I had one such moment at the pediatrician's office this past week.  What happened is such a small problem, but the potential fix is also so small and would make me feel so. much. better. One less place to worry about my child being primed as a target for advertising?  What a load off!  Not to mention making it easier to adhere to some of the very suggestions about food and media that pediatricians are making to all of us parents!

So, here it is, the letter I've written to the big pediatric practice in town:


Dear [Person I Really Hope Doesn't Toss This Letter Before Reading it...],

I brought my two-month-old for his well-baby visit today with my 2.5-year-old in tow. At the end of the visit, my older son was offered a sticker.  The woman giving him the sticker said “boy” (to herself) while determining my son’s options for stickers and then gave him the options of Elmo or Spiderman.  I wanted to express my concern over two aspects of this occurrence. 

First, that these stickers are considered gender-specific.  Why can my son not choose from certain stickers because he is a boy? He didn’t really care what was on the sticker – only that it was sticky!

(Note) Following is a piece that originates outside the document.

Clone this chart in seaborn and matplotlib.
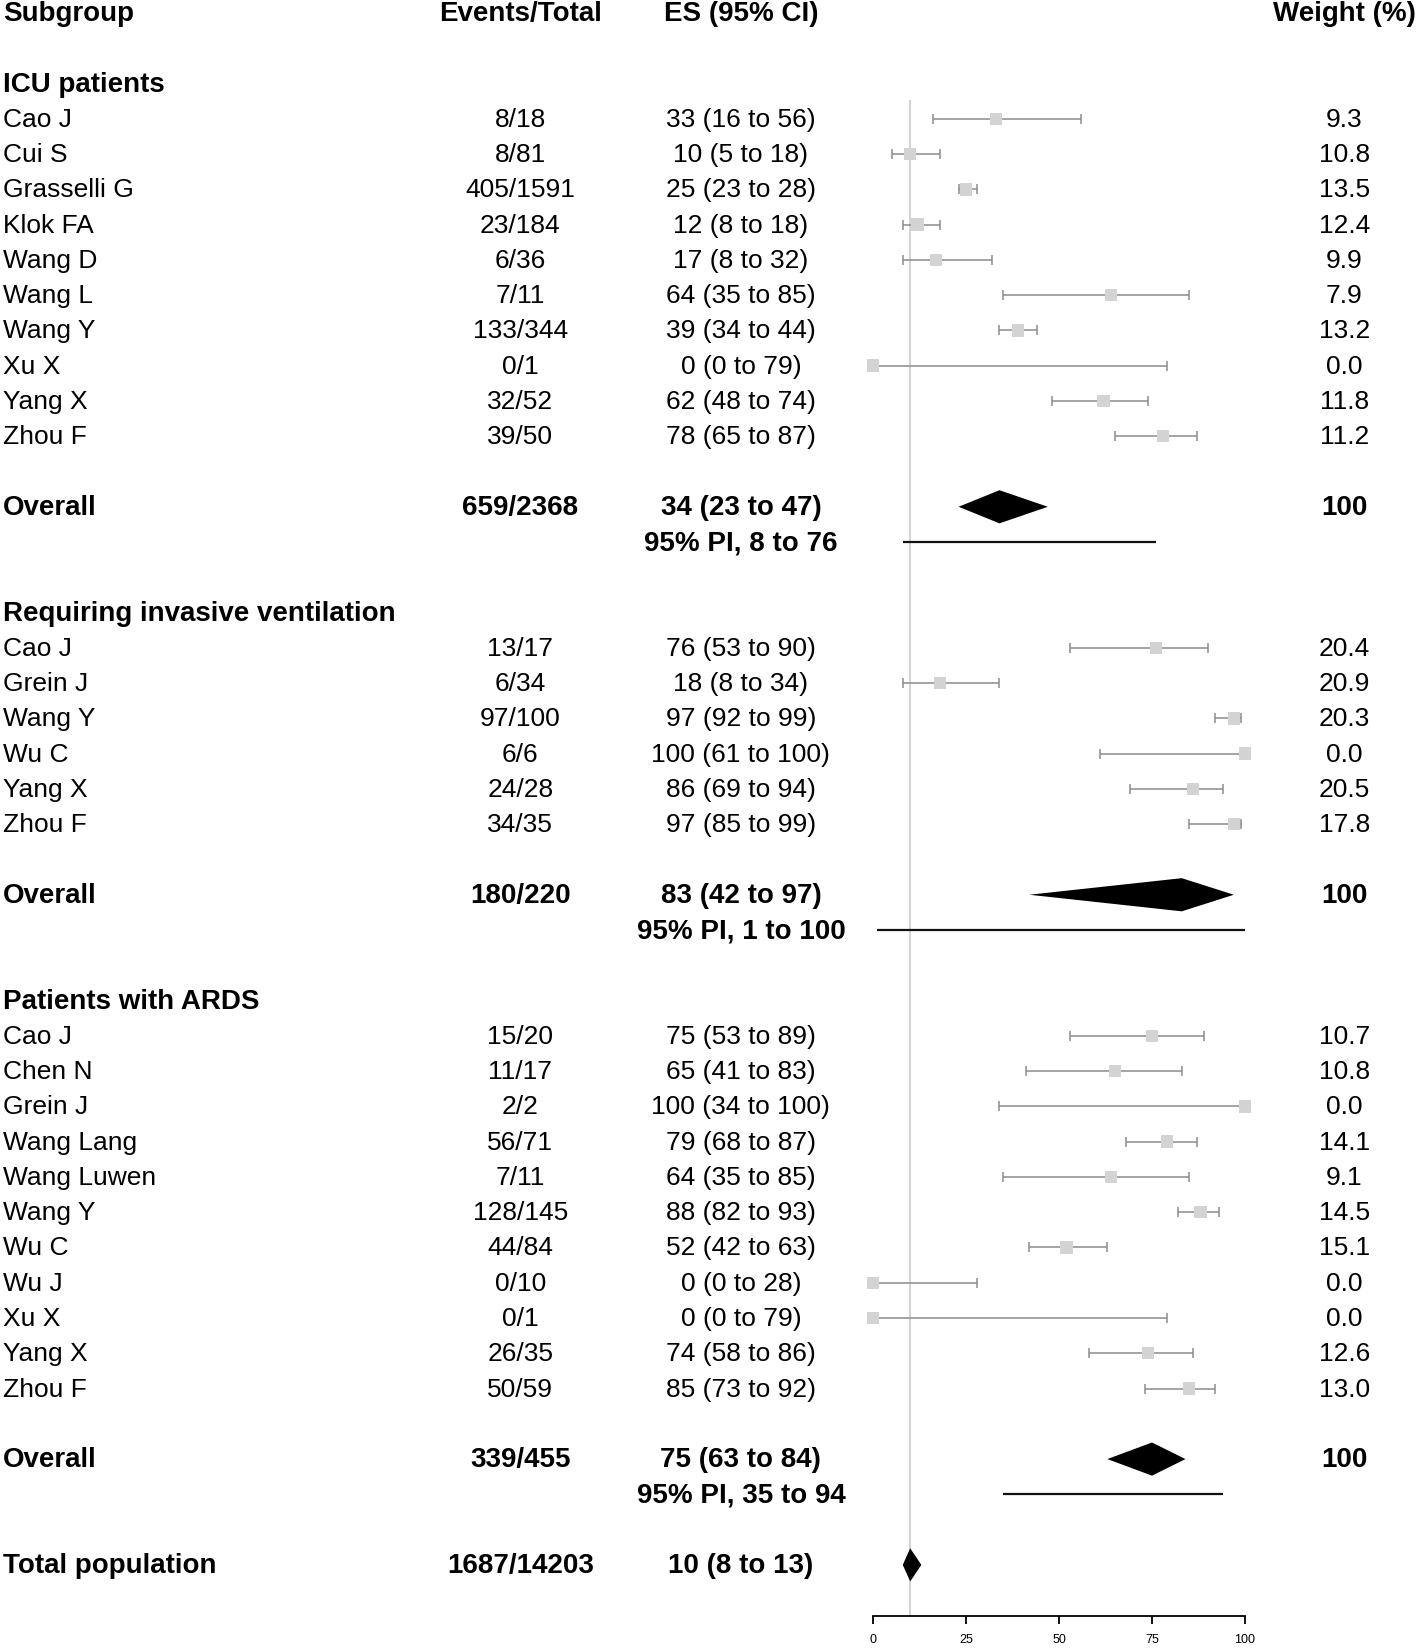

Second, I am bothered that he only had licensed characters to choose from – and that licensed characters were an option at all. Familiarizing kids with these characters (my son is only familiar with them through marketing, toys, and books that he sees elsewhere – we don’t watch television) opens them up to so much marketing – and it’s mostly marketing of things that are not good for them like junk food and toys that inhibit imaginative play!

This is such a simple and relatively small thing, but it is also a very simple fix. Just as I hope the young girls in the practice got to take home the small cars my son once did, I want my son to have the option of choosing a shiny pink sticker if that’s what he wants. And stickers with butterflies, dinosaurs, geometric designs, etc are just as enticing as Elmo, Spiderman, Dora, Shrek, or any of the other numerous licensed characters out there also selling toys, books, backpacks, bedding, and junk food.

Also, I hope this policy will be extended to any toys, books, band-aids and anything else that is distributed to kids in your practice. They are so bombarded with marketing and expectations of them based on their gender – and from such a young age! Please make [your practice] a marketing-free zone for our kids!